Thursday, January 28, 2010

FW Seminary Acquires Dead Sea Scroll Fragments

Theological Seminary is to unveil three newly acquired biblical Dead Sea Scroll fragments.

The more than 2,000-year-old Dead Sea Scrolls were found in the 1940s in caves in Israel overlooking the Dead Sea. The scrolls include the earliest known version of portions of the Hebrew Bible. They have shed light on Judaism and the beginnings of Christianity.

Southwestern spokesman Thomas White said the fragments acquired Tuesday include Scriptures from the books of Exodus, Leviticus and Daniel.

When asked how Southwestern was able to get the fragments, President Paige Patterson said "I can only say that God must have smiled on us."

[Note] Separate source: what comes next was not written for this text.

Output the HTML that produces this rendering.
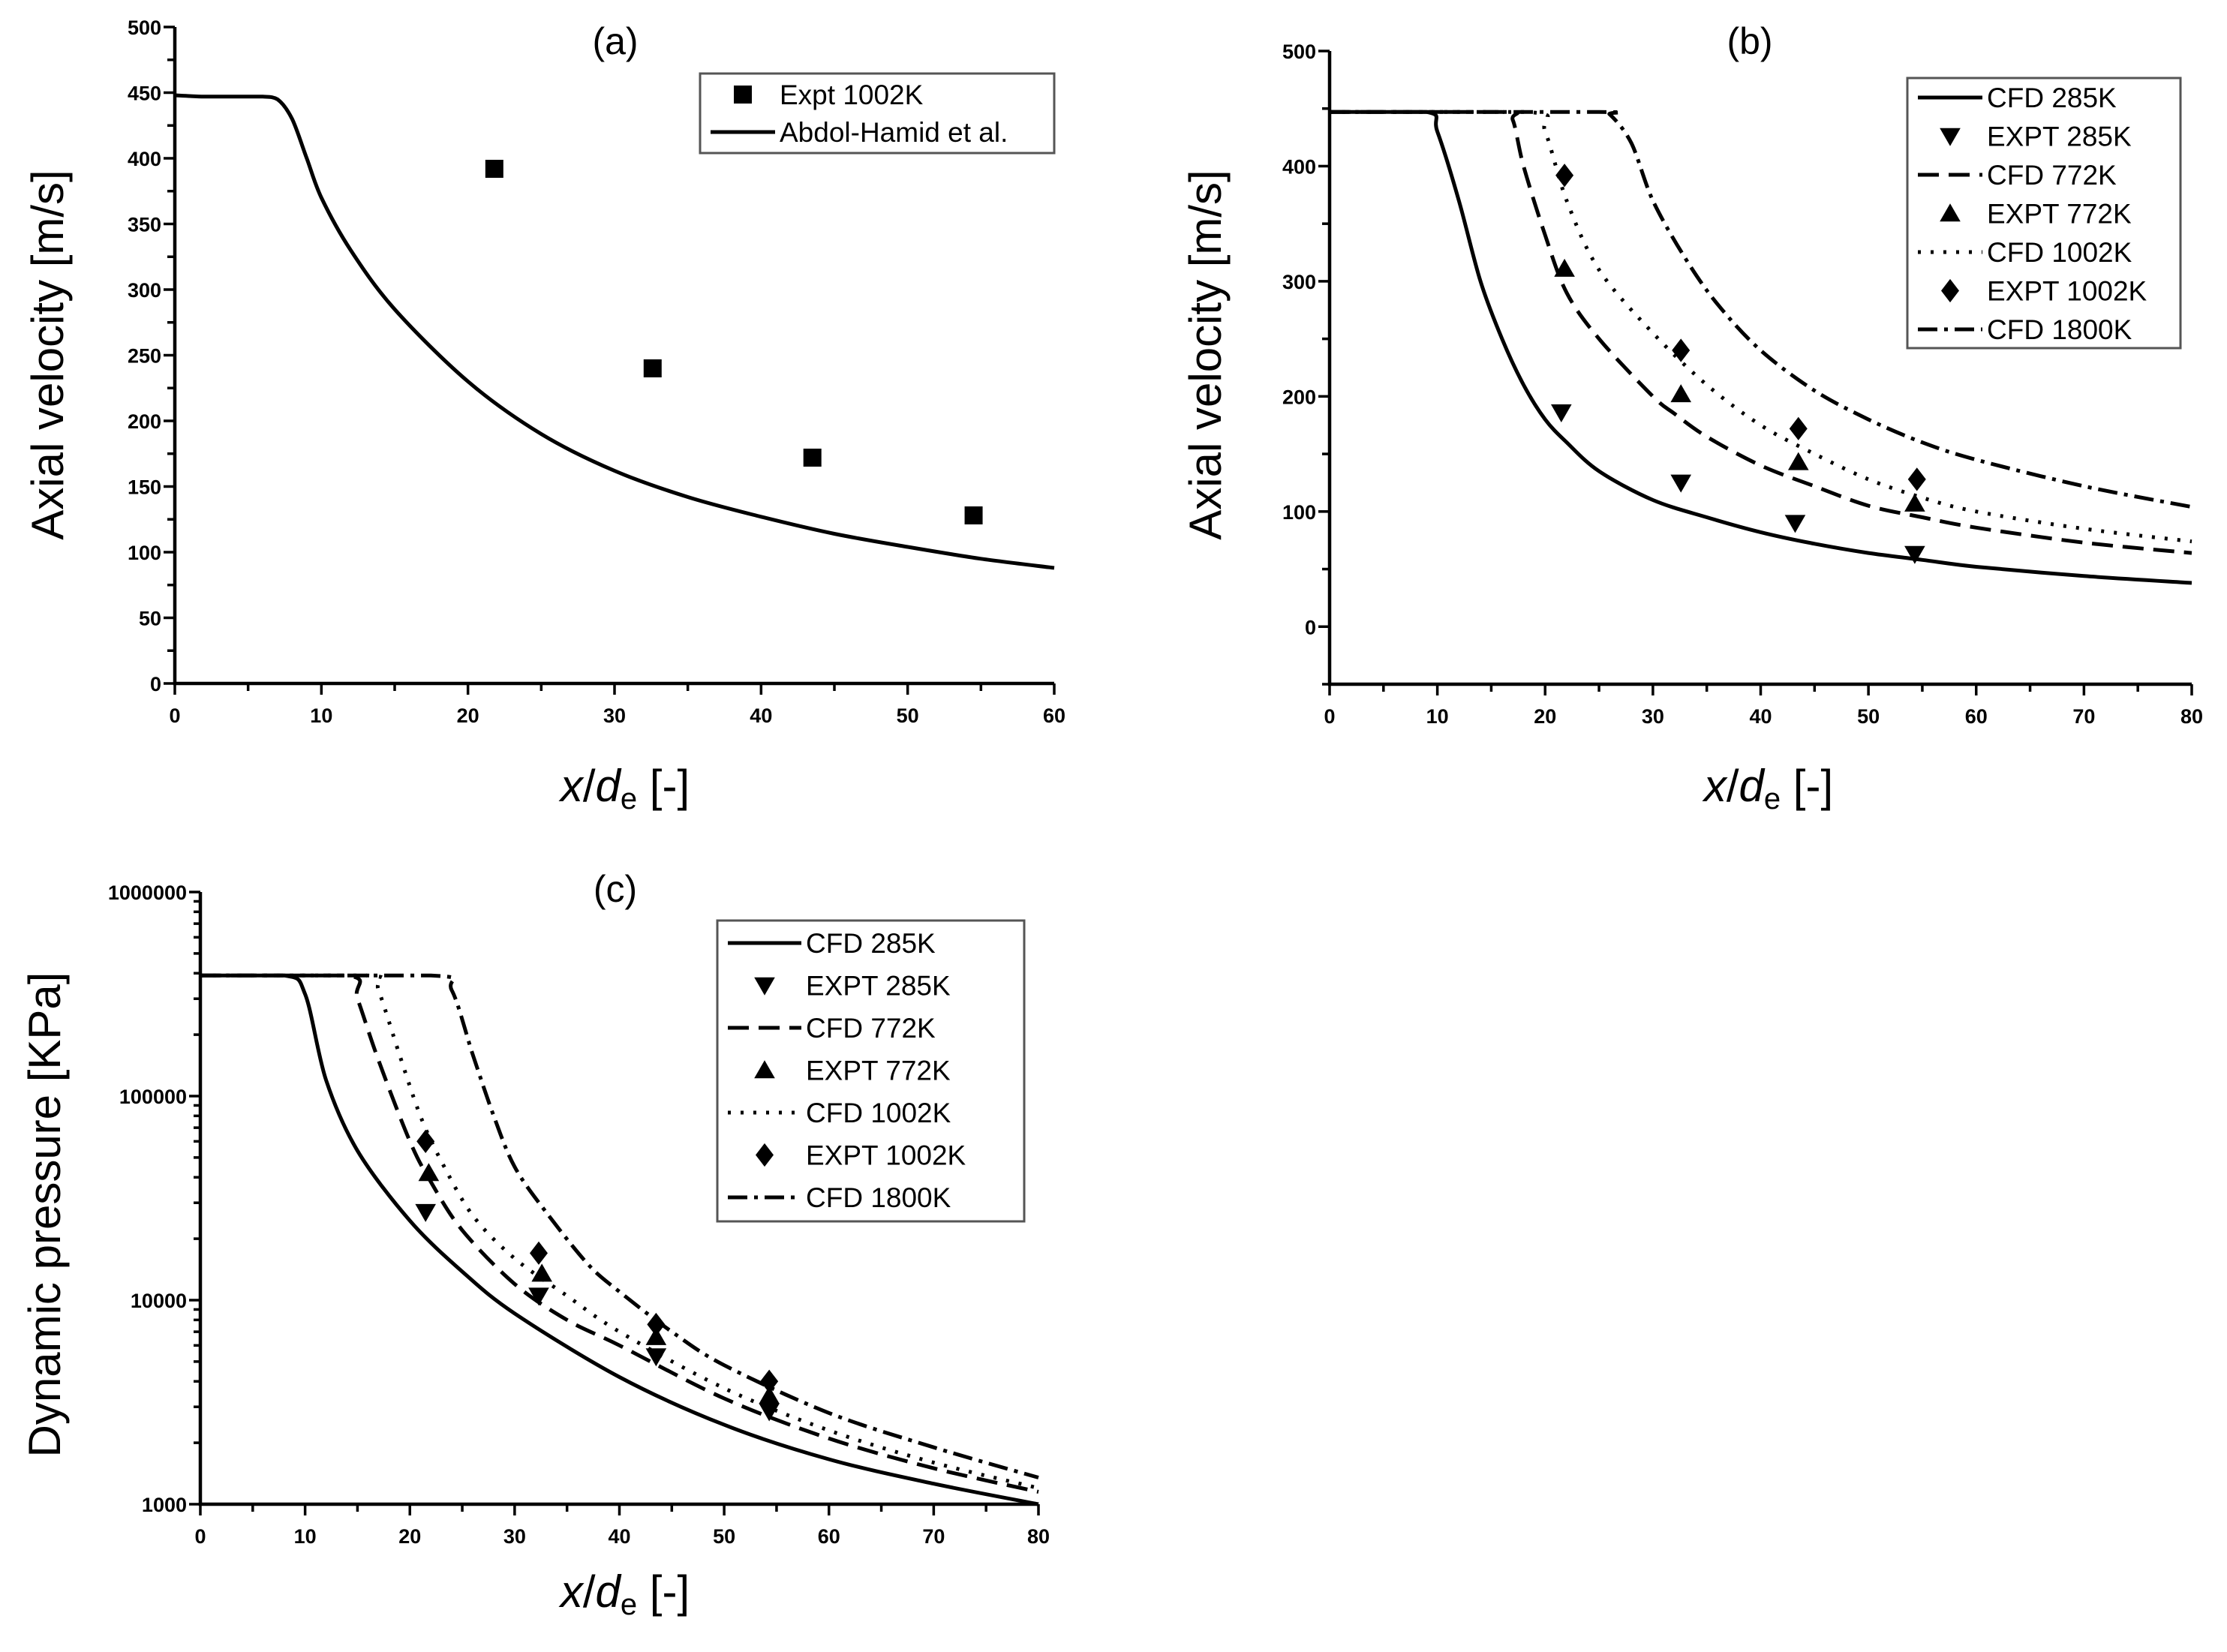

"Any piece of the Dead Sea Scrolls is significant because it shows us what the state of the Hebrew text of the Bible was 2,000 years ago, which gives us a way to measure whether or not they've been faithfully transmitted over the last 2,000 years," Weston Fields, executive director of the Dead Sea Scrolls Foundation, said in a statement.

"And what they do tell us is that there has been very little change," Fields says. "They show how faithfully the Bible has been transmitted."

"It makes us the center for Dead Sea Scroll research" says Patterson.

Southwestern is one of three U.S. institutions to own scroll fragments and the only evangelical seminary in the nation to have fragments with biblical text, White said. The University of Chicago and Azusa Pacific University in California also have pieces of the scroll.

"If this thing is put together nicely, a display is made, you will find thousands of people flocking to Texas not just to see the Super Bowl, but to see the Dead Sea Scrolls" says scroll expert Peter Flint.

Southwestern purchased its fragments from a private collector for an undisclosed amount and is in negotiation for future pieces.

"We have a lot of hidden treasures that very few people know about here in Fort Worth," White said, noting that the seminary has other ancient documents, including cuneiform tablets.

The scroll fragments will be displayed in a campus library that is part of a 3,500-seat chapel Southwestern is building.